Philadelphia Eagles defensive coordinator Jim Schwartz admits that all of the cornerbacks on the roster have shown “something.”
But a lack of consistency from those corners has the Eagles potentially looking for solutions at the position.
I think all those guys are showing something. I don’t know that anybody is consistent enough where we don’t look at anybody else. I said the same thing coming into camp or maybe back in OTAs that it would be nice to have solid guys or solid starters in those positions, but we’re still in the middle of a competition. Everybody is striving to be consistent. I think not only against our offense, particularly against some of the guys like [WRs] Alshon [Jeffery] and Torrey [Smith] that are established NFL players and we can watch them against those … All those guys have shown up somewhere. Everybody on our 90-man roster has shown up somewhere, but being consistent and winning match-ups consistently, we’re still a work in progress there.
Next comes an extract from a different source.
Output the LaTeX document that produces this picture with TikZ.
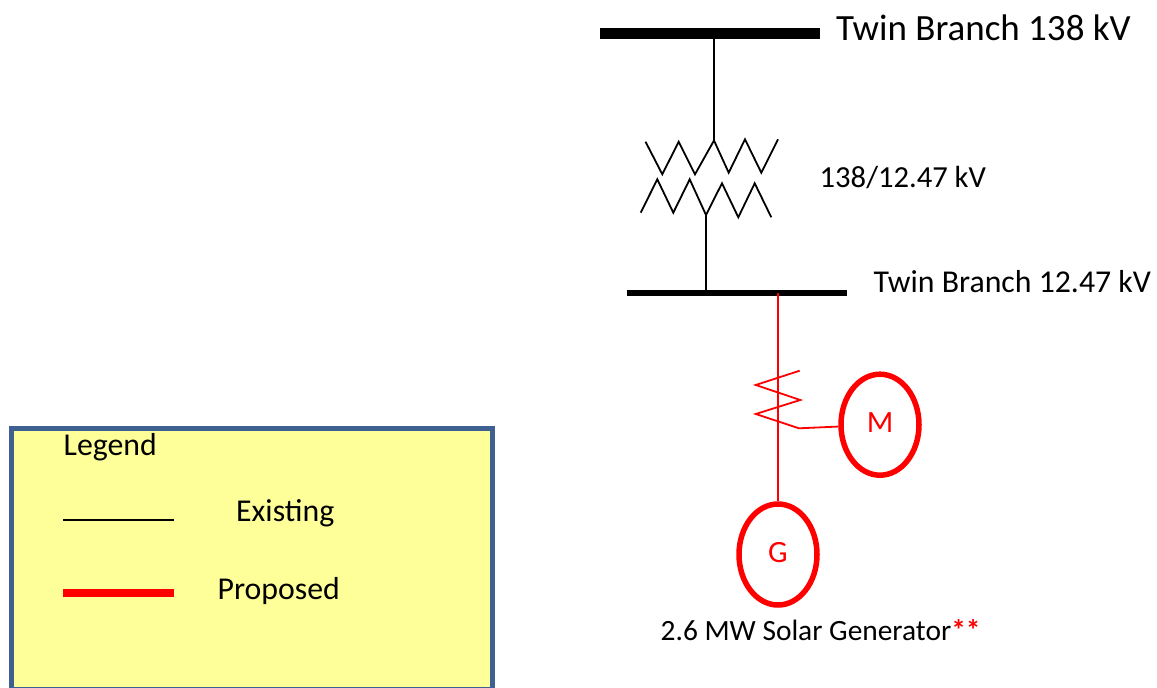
\documentclass[tikz,border=0pt]{standalone}
\usepackage{fontspec}
\setmainfont{Carlito}
\usetikzlibrary{positioning}
\usetikzlibrary{shapes.geometric}
\definecolor{legendfill}{HTML}{FFFF99}
\definecolor{legendedge}{HTML}{3F6192}
\tikzset{
  busbar/.style={draw,black,line width=#1},
  existing/.style={draw,black,line width=1.8pt},
  proposed/.style={draw,red,line width=1.8pt},
  machine/.style={draw,red,line width=5.5pt,ellipse,minimum width=78pt,minimum height=101pt,inner sep=0pt,text=red,font=\fontsize{31}{35}\selectfont},
  label/.style={inner sep=0pt,anchor=west}
}
\begin{document}
\begin{tikzpicture}[x=1pt,y=-1pt]
        \useasboundingbox (0,0) rectangle (1157,688);

        % Legend box
        \node (legendbox) [draw=legendedge,fill=legendfill,line width=5pt,minimum width=480.5pt,minimum height=260.5pt,inner sep=0pt] at (251.75,558.75) {};
        \node[label] (legendtitle) at (63.5,447) {\fontsize{31.8}{36}\selectfont Legend};
        \coordinate (existingL) at (63,520);
        \coordinate (existingR) at (174,520);
        \coordinate (proposedL) at (63,593);
        \coordinate (proposedR) at (174,593);
        \draw[black,line width=2.5pt] (existingL) -- (existingR);
        \draw[red,line width=8pt] (proposedL) -- (proposedR);
        \node[label] (existinglabel) at (236,513) {\fontsize{31.8}{36}\selectfont Existing};
        \node[label] (proposedlabel) at (217.5,591) {\fontsize{31.8}{36}\selectfont Proposed};

        % Buses
        \coordinate (topbusL) at (600,33);
        \coordinate (topbusR) at (820,33);
        \coordinate (lowbusL) at (627,293);
        \coordinate (lowbusR) at (847,293);
        \draw[busbar=11pt] (topbusL) -- (topbusR);
        \draw[busbar=6pt] (lowbusL) -- (lowbusR);
        \node[label] (toplabel) at (836,28) {\fontsize{37}{42}\selectfont Twin Branch 138 kV};
        \node[label] (lowlabel) at (873.5,282) {\fontsize{31.8}{36}\selectfont Twin Branch 12.47 kV};
        \node[label] (xfmrlabel) at (819.5,178) {\fontsize{30.6}{35}\selectfont 138/12.47 kV};

        % Transformer windings
        \coordinate (hvtap) at (714,140.5);
        \coordinate (lvtap) at (706,215);
        \draw[existing] (645.5,141.7) -- (662.3,174.3) -- (678.7,141.7) -- (695,174.3) -- (hvtap)
            -- (728.7,172.7) -- (745,139.3) -- (761.3,172.7) -- (778,139.3);
        \draw[existing] (640.7,212.7) -- (657.3,179.3) -- (673.3,212.7) -- (689.7,179.3) -- (lvtap)
            -- (722,183.3) -- (738.3,217.3) -- (754.7,183.3) -- (771.3,217.3);
        \draw[existing] (714,33) -- (hvtap);
        \draw[existing] (lvtap) -- (706,293);

        % Proposed machines
        \node[machine] (motor) at (880,424.7) {\raisebox{5pt}{M}};
        \node[machine] (gen) at (778,554.5) {\raisebox{5pt}{G}};
        \coordinate (lowbustap) at (778,293);
        \coordinate (cttail) at (799,428.3);
        \draw[proposed] (lowbustap) -- (gen);
        \draw[proposed] (799.7,370.7) -- (755.7,385) -- (800.3,400) -- (755.7,414) -- (cttail) -- (motor);

        \node[label] (genlabel) at (660.5,630) {\fontsize{29.4}{34}\selectfont 2.6 MW Solar Generator\textcolor{red}{\textbf{**}}};
    \end{tikzpicture}
\end{document}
I don’t think that’s any secret.
Thursday’s preseason opener against the Green Bay Packers will give the Birds their first exhibition game to evaluate those corners. Expect a lot of man-to-man coverage.
A lot of times you go into preseason games, and you’re there to evaluate players, and we had a couple times last year where we played man-to-man just about every snap just to see those guys. You call a preseason game a lot different than you call a regular-season game because you want to see players compete. You want to see players win. If you blitz and you sack the quarterback, I mean, it’s good, but would you rather see four-man pass rushes at quarterback, would you rather play cover two and not know if a corner can play or play cover one, even in situations that maybe you wouldn’t play.
There’s a plethora of cornerbacks in the mix and in today’s NFL, a nickel defense is essentially your base, so you need a trio of capable corners. The Eagles might possibly have two in second-year corner Jalen Mills and slot corner Ron Brooks, who showed encouraging play prior to his ruptured quad injury, but who will be the third? The candidates are free-agent acquisition, who hasn’t looked promising, undrafted second-year corner C.J. Smith, former CFL standout Aaron Grymes, third-round rookie Rasul Douglas, late signee Corey Graham or somebody else?
Here was some good footage from our pal EROCK of the cornerbacks competing during the Eagles’ open practice on Sunday.
What’s working for youngsters Mills and Smith and even Grymes is their second year in the scheme and that experience makes a difference, particularly for Smith.
It has slowed down for him a little bit compared to last year at this time. Last year at this time his head was swimming. He was coming from North Dakota State and everything was new to him. Now he’s been able to work more on technique. He’s been able to win match-ups and things like that. He’s an improved player from year one to year two, and I think that’s the sign that he’s on the right track. All rookies, all players are inconsistent, particularly young players, but he’s been very assignment sound, and when you can do that, then you can start working on the other things.
Douglas, meanwhile, is in his first year in the scheme.
Inconsistent. I’m sure he would tell you the same way. He’s not only trying to learn all the nuances of the scheme, he’s trying to be consistent with technique. Sometimes I think it feels like every time he gets like a finger in the dyke, so to speak, another leak pops somewhere else, and that’s what happens with rookies … It’s got to get to the point where you know the scheme so well that now the game slows down for you. I think it’s a well-used idiom or whatever it is, but there’s a reason for it, and because the game does slow down for guys. Rasul is not there yet.
Robinson is also in his first year in the scheme, but he’s 29. What’s going on with him?
I just think the thing is when you have players like that, and Patrick has some good experience in the NFL, he has high standards for himself, and what. I don’t want to say what might be expected from a younger player, but you get a younger player like those guys we were talking about, and you know there’s going to be some ups and downs, and it just shows you the standard he’s holding himself to. He doesn’t want those ups and downs. Everybody is going to have a tough day somewhere along the line. The competitors, the guys you can rely on, the guys that come back and correct those things. I like what I’ve seen in Patrick that way. Put it the other way, [what if] he has a really bad day, and it just – water goes off his back. I don’t know what the analogy is. But I’d be more concerned about that than a guy that takes it personal and has a lot of pride.
A lot of work will be ahead in the evaluation process of all the cornerbacks. It heats up Thursday night.